Observant le phénomène, une collègue féministe de la salle de rédaction du Devoir a parlé de la «madamisation des médias».

Ça n’a pourtant rien de révolutionnaire, aussi hautain que ça ait l’air. L’information qui harponne, c’est effectivement le superficiel avant l’enquête, le people avant l’analyse, la mode avant la science, la cuisine avant les écosystèmes. Jadis, on apprenait aux journalistes comment écrire pour être compris de « la madame de la rue Panet » ou de « la tante de Saint-Hyacinthe ». Ce n’était pas condescendant, ça disait bien ce que ça disait : il y a des sujets qui harponnent plus que d’autres. Et ils font vivre bien des magazines dont les écoles de journalisme préfèrent ne pas trop parler.

Ce qui nous amène au New York Times. Il y aura ceux qui s’opposeront férocement, presque théologiquement, à sa décision de devenir payant —l’information doit être libre! Et il y a tous les autres. La majorité silencieuse. Paieront-ils? Jugeront-ils qu’un journalisme de qualité vaut la peine de dépenser quelques dollars?

D’après l’édition 2011 du State of the News Media , 39% des Américains jugeraient que la disparition de leur journal local n’aurait « pas d’impact du tout ». D’après l’édition 2010, un tiers avaient, en matière de nouvelles, une « destination » qu’ils qualifiaient de « ma préférée » et parmi eux, 19% se disaient prêts à payer si ce site instituait un accès payant. C’est vraiment pas beaucoup.

Les journalistes aiment bien se faire croire que sur Internet, quiconque produit une information de qualité réussira à en dégager des revenus, mais le fait que le Times ne soit que le cinquième quotidien à risquer l’accès payant témoigne d’un terrain autrement plus miné.

Nous vivons dans une société qui ne valorise pas le journalisme de qualité. L’information, oui : il y en a partout, pour tout le monde, et ça va continuer de croître. Le journalisme, c’est moins sûr. Rappelez-vous l’exemple du Huffington Post, dans le billet précédent : un contenu abondant, rapide, mais généralement superficiel, plus « madame », en tout cas à des années-lumière du journalisme d’enquête fouillé, étoffé, socialement utile, à la Pro Publica. Lequel des deux ramasse le plus de revenus publicitaires, croyez-vous? Et lequel des deux ne survivrait pas aujourd’hui s’il n’avait pas derrière lui un généreux mécène?

Pas facile de faire comprendre ça au simple lecteur, à l’heure où tout le monde et sa grand-mère peuvent bloguer. Certaines grands-mères ont même une très belle plume, alors qu’est-ce qui les différencie des journalistes, disent leurs disciples qui, eux, ne voient pas la différence entre un texte écrit sans fautes et un texte réécrit 100 fois. Le State of the News Media, encore lui, avait vu ça aussi, pas dans son rapport 2011 mais dans le précédent : la révolution numérique, en accentuant la vitesse, la diffusion, la dissémination, élimine la réflexion. Élimine « le supplément d’enquête qui permettrait de dévoiler davantage de faits ».

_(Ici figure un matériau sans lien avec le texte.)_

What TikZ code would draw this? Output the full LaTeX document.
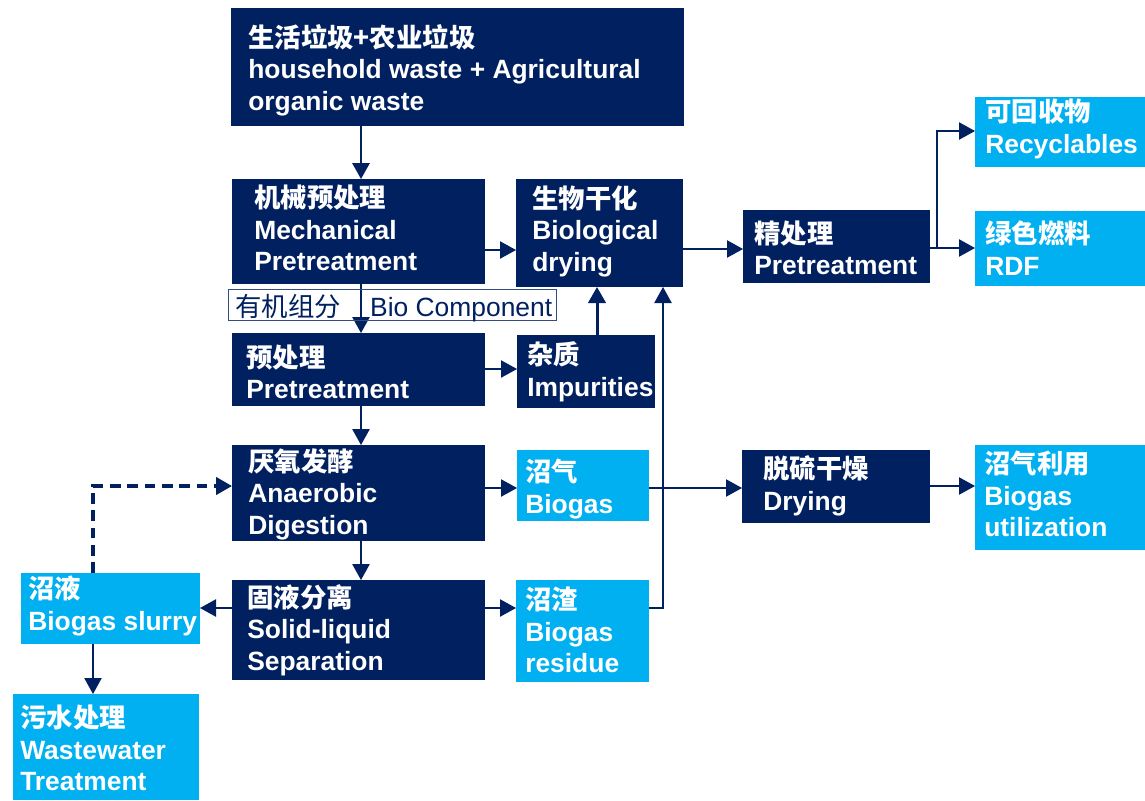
\documentclass[tikz,border=0pt]{standalone}
\usepackage{fontspec}
\setmainfont{Liberation Sans}
\newfontfamily\cjk{Noto Sans CJK SC}
\usetikzlibrary{arrows.meta,fit}
\definecolor{navy}{HTML}{002060}
\definecolor{sky}{HTML}{00B0F0}
\tikzset{
  dkbox/.style={fill=navy, inner sep=0pt, outer sep=0pt},
  ltbox/.style={fill=sky, inner sep=0pt, outer sep=0pt},
  txt/.style={anchor=west, align=left, inner sep=0pt, text=white,
    font=\fontsize{19.8pt}{23.6pt}\selectfont\bfseries},
  flow/.style={draw=navy, line width=0.8pt,
    -{Triangle[length=12pt 0 0,width=13pt 0 0]}},
}

\begin{document}
\begin{tikzpicture}[x=0.75pt, y=-0.75pt]
\useasboundingbox (0,0) rectangle (1145,800);

% boxes
\node[dkbox, fit={(231,8) (684,126)}] (top) {};
\node[dkbox, fit={(232,179) (485,284)}] (mech) {};
\node[dkbox, fit={(516,179) (683,287)}] (biodry) {};
\node[dkbox, fit={(743,210) (930,283)}] (fine) {};
\node[ltbox, fit={(975,97) (1145,167)}] (recyc) {};
\node[ltbox, fit={(975,211) (1145,286)}] (rdf) {};
\node[dkbox, fit={(232,333) (485,406)}] (pre) {};
\node[dkbox, fit={(517,335) (655,408)}] (imp) {};
\node[dkbox, fit={(232,445) (485,541)}] (ad) {};
\node[ltbox, fit={(517,450) (649,521)}] (gas) {};
\node[dkbox, fit={(742,450) (930,523)}] (desulf) {};
\node[ltbox, fit={(975,445) (1145,550)}] (use) {};
\node[ltbox, fit={(21,573) (200,644)}] (slurry) {};
\node[dkbox, fit={(232,580) (485,680)}] (sep) {};
\node[ltbox, fit={(516,580) (649,682)}] (res) {};
\node[ltbox, fit={(13,694) (199,800)}] (ww) {};

% texts
\node[txt] at (248,70) {{\cjk 生活垃圾+农业垃圾}\\household waste + Agricultural\\organic waste};
\node[txt] at (254,228) {{\cjk 机械预处理}\\Mechanical\\Pretreatment};
\node[txt] at (532,231) {{\cjk 生物干化}\\Biological\\drying};
\node[txt] at (754,248) {{\cjk 精处理}\\Pretreatment};
\node[txt] at (985,129) {{\cjk 可回收物}\\Recyclables};
\node[txt] at (985,248) {{\cjk 绿色燃料}\\RDF};
\node[txt] at (246,372) {{\cjk 预处理}\\Pretreatment};
\node[txt] at (527,372) {{\cjk 杂质}\\Impurities};
\node[txt] at (248,494) {{\cjk 厌氧发酵}\\Anaerobic\\Digestion};
\node[txt] at (525,489) {{\cjk 沼气}\\Biogas};
\node[txt] at (763,486) {{\cjk 脱硫干燥}\\Drying};
\node[txt] at (984,494) {{\cjk 沼气利用}\\Biogas\\utilization};
\node[txt] at (28,606) {{\cjk 沼液}\\Biogas slurry};
\node[txt] at (247,630) {{\cjk 固液分离}\\Solid-liquid\\Separation};
\node[txt] at (525,630) {{\cjk 沼渣}\\Biogas\\residue};
\node[txt] at (20,748) {{\cjk 污水处理}\\Wastewater\\Treatment};

% connectors
\draw[flow, line width=1.5pt] (top.south -| 361,0) -- (mech.north -| 361,0);
\draw[flow] (mech.east |- 0,250) -- (biodry.west |- 0,250);
\draw[flow, line width=1.2pt] (mech.south -| 361,0) -- (pre.north -| 361,0);
\draw[flow] (pre.east |- 0,369) -- (imp.west |- 0,369);
\draw[flow, line width=2.25pt] (imp.north -| 597,0) -- (biodry.south -| 597,0);
\draw[flow, line width=1.2pt] (pre.south -| 361,0) -- (ad.north -| 361,0);
\draw[flow] (ad.east |- 0,488) -- (gas.west |- 0,488);
\draw[flow] (gas.east |- 0,488) -- (desulf.west |- 0,488);
\draw[flow] (res.east |- 0,608) -| (biodry.south -| 663,0);
\draw[flow, line width=1.2pt] (ad.south -| 361,0) -- (sep.north -| 361,0);
\draw[flow] (sep.west |- 0,608) -- (slurry.east |- 0,608);
\draw[flow] (sep.east |- 0,608) -- (res.west |- 0,608);
\draw[flow] (slurry.south -| 93,0) -- (ww.north -| 93,0);
\draw[flow, line width=2.4pt, dash pattern=on 8pt off 5pt]
  (slurry.north -| 93,0) |- (ad.west |- 0,486);
\draw[flow] (biodry.east |- 0,249) -- (fine.west |- 0,249);
\coordinate (split) at (937,248);
\draw[flow] (fine.east |- split) -- (split) |- (recyc.west |- 0,131);
\draw[flow] (split) -- (rdf.west |- split);
\draw[flow] (desulf.east |- 0,486) -- (use.west |- 0,486);

% label on the bio component line
\node[draw=navy!80, line width=0.75pt, inner sep=0pt, fit={(228,289) (556,320)}] (biolbl) {};
\node[anchor=west, inner sep=0pt, text=navy, font=\fontsize{19.8pt}{23pt}\selectfont]
  (biotxt) at (235,308) {{\cjk 有机组分}\hspace{22pt}Bio Component};
\end{tikzpicture}
\end{document}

Je ne sais pas si le New York Times réussira son pari. Je sais juste que s’il n’en tenait qu’aux Arianna Huffington de ce monde, il n’y aurait plus de New York Times, ni de journalistes, en tout cas pas des journalistes qui mériteraient d’être payés. À ceux qui, en février, après l’achat du HP par America Online pour 315 millions, lui reprochaient d’avoir bâti son succès sur le dos de milliers de blogueurs-journalistes-collaborateurs bénévoles, elle répondait que ces geignards n’avaient rien compris à la révolution numérique. « L’expression personnelle est devenue une incroyable source d’accomplissement et de distraction pour les gens. » Vous ne voudriez quand même pas les payer, en plus?